Okay, yes, it is. The Buddha gave teachings to lay practitioners that included advice for how lovers should treat each other (one of my favorites is about not hooking up with a person someone else has “crowned with flowers” — but what if they didn’t want the flowers??), and the third precept, for non-monks, is about abstaining from harmful sexual relations (no cheating, or doing anything that would cause harm), not about abstaining from sex and love altogether. But what if you’re Oscar, and no one loves you back? Wouldn’t the healthy desire for love and intimacy naturally cause him to lose his mind? (And make him overeat — another aspect of craving — when he’s most unhappy.) Should he be told to just “let go”?
I don’t know. One writer I like to turn to is Mark Epstein, whose impossibly brainy books are well worth the time it takes to read every paragraph twice (or, if you parenthetically space out as much as I do, three times). His book about desire goes a long way toward answering this question, but something he talks about in Going on Being gets at it even more specifically, and since I read it just before reading Oscar Wao I can’t resist making the connection: one patient Epstein writes about was having a lot of trouble letting go of erotic fantasies, and Epstein relates this kind of attachment to pleasure to a loss of connection to our own intrinsic happiness (page 167 of the hardcover, for dorks reading along at home). Since I’m a little out of my depth here I’ll quote directly: “The Buddha made the very important point that there is another kind of happiness besides sensual gratification, one that the attachment to erotic fantasy tends to hide. This other kind of happiness, that of going on being, is a birthright that is often lost to the pursuit of pleasure. We lose touch with our own intrinsic happiness as we start to search for external gratification . . .”
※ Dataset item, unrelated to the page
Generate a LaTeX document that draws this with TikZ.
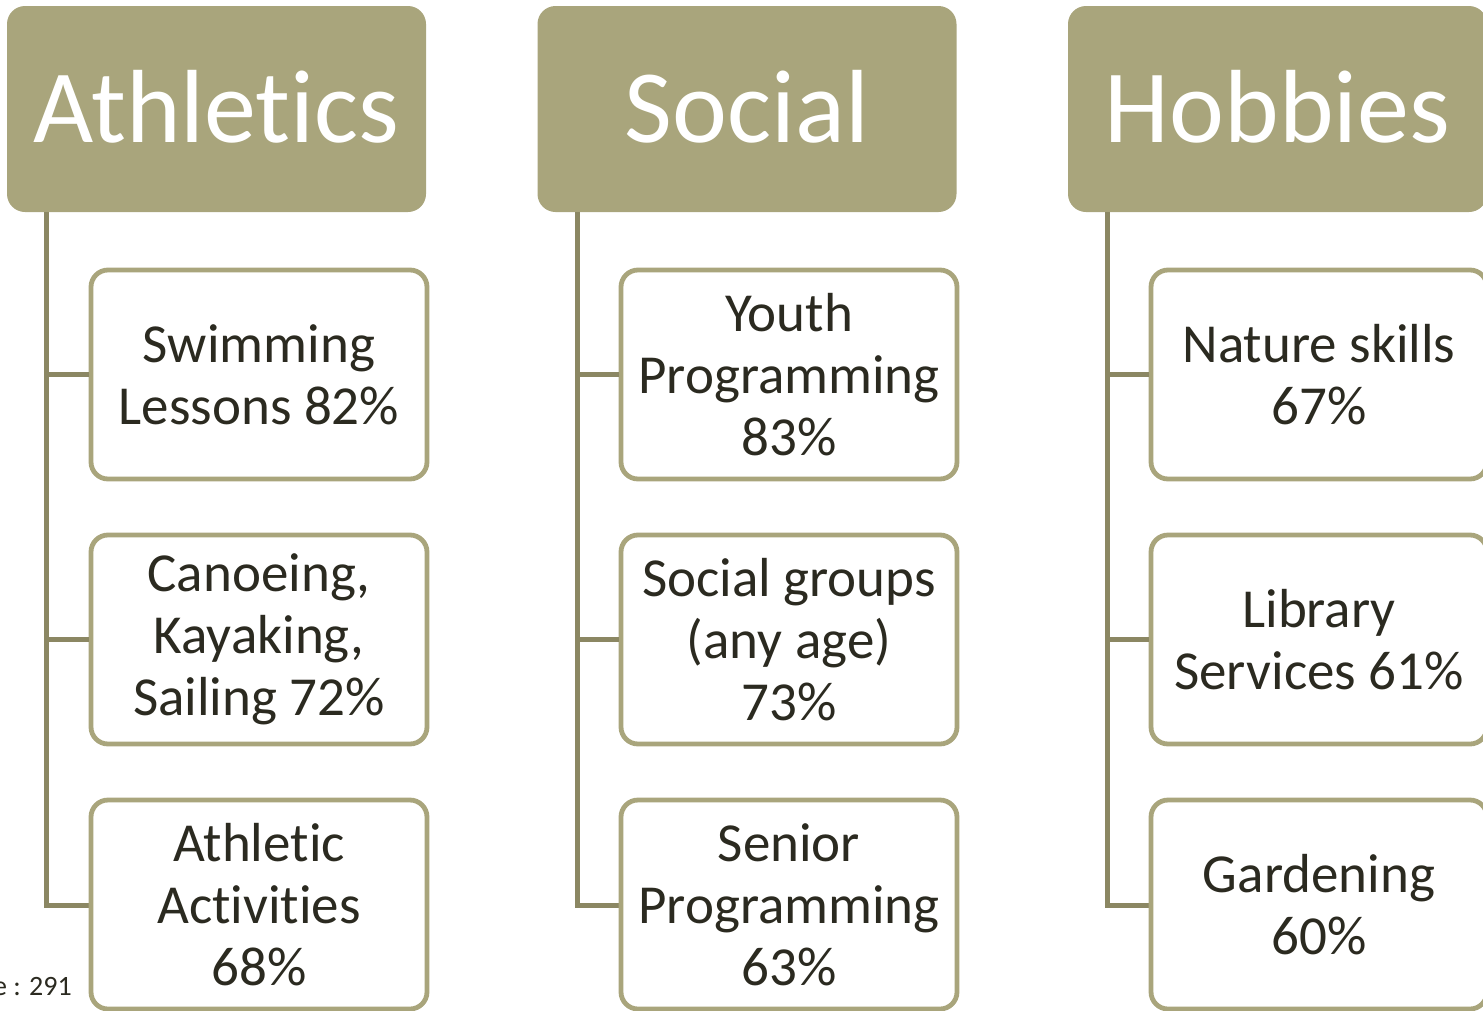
\documentclass[tikz,border=0pt]{standalone}
\usepackage{fontspec}
\setmainfont{Carlito}[Ligatures=NoCommon]
\definecolor{olive}{HTML}{A9A57C}
\definecolor{linec}{HTML}{8B8763}
\definecolor{txt}{HTML}{2B2A20}
\newcommand{\hdtext}[1]{\raisebox{6pt}{#1}}
\begin{document}
\begin{tikzpicture}[x=1pt,y=-1pt,
  header/.style={fill=olive, draw=none, rounded corners=18pt, minimum width=419pt, minimum height=206pt,
     inner sep=0pt, text=white, font=\fontsize{104}{110}\selectfont},
  item/.style={draw=olive, line width=4.8pt, fill=white, rounded corners=17pt, minimum width=336pt, minimum height=209pt,
     inner sep=0pt, text=txt, align=center, font=\fontsize{55}{62}\selectfont},
  conn/.style={draw=linec, line width=5pt}]
\useasboundingbox (0,0) rectangle (1483,1010);
\clip (0,0) rectangle (1483,1010);
% headers
\node[header] (ath) at (216.5,109) {\hdtext{Athletics}};
\node[header] (soc) at (747,109) {\hdtext{Social}};
\node[header] (hob) at (1277.5,109) {\hdtext{Hobbies}};
% connectors
\draw[conn] (ath.south west) ++(40,0) |- (259,905);
\draw[conn] (soc.south west) ++(40,0) |- (789,905);
\draw[conn] (hob.south west) ++(40,0) |- (1319,905);
% items
\node[item] (a1) at (259,374.5) {Swimming\\Lessons 82\%};
\node[item] (a2) at (259,639.5) {Canoeing,\\Kayaking,\\Sailing 72\%};
\node[item] (a3) at (259,904.5) {Athletic\\Activities\\68\%};
\node[item] (s1) at (789,374.5) {Youth\\Programming\\83\%};
\node[item] (s2) at (789,639.5) {Social groups\\(any age)\\73\%};
\node[item] (s3) at (789,904.5) {Senior\\Programming\\63\%};
\node[item] (h1) at (1319,374.5) {Nature skills\\67\%};
\node[item] (h2) at (1319,639.5) {Library\\Services 61\%};
\node[item] (h3) at (1319,904.5) {Gardening\\60\%};
% stubs
\draw[conn] (ath.south west) ++(40,0) |- (a1.west);
\draw[conn] (ath.south west) ++(40,0) |- (a2.west);
\draw[conn] (soc.south west) ++(40,0) |- (s1.west);
\draw[conn] (soc.south west) ++(40,0) |- (s2.west);
\draw[conn] (hob.south west) ++(40,0) |- (h1.west);
\draw[conn] (hob.south west) ++(40,0) |- (h2.west);
\node[anchor=base east, inner sep=0pt, text=txt, font=\fontsize{28}{30}\selectfont] (note) at (72,995) {e : 291};
\end{tikzpicture}
\end{document}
I think, in Oscar’s case, it’s clear that’s what happened: he was unhappy before he started dreaming hopelessly about girls. Too smart for his own good, from a cursed and broken family, and part of the diaspora of a cursed and broken country (the DR post dictatorship), had he any alternative but to crave? Yunior, too, was from Oscar’s world, and had craving issues (addiction to sex, destroying his relationship with the girl he loved most). And poor Oscar, because he craved so much, and ate so much, had no hope.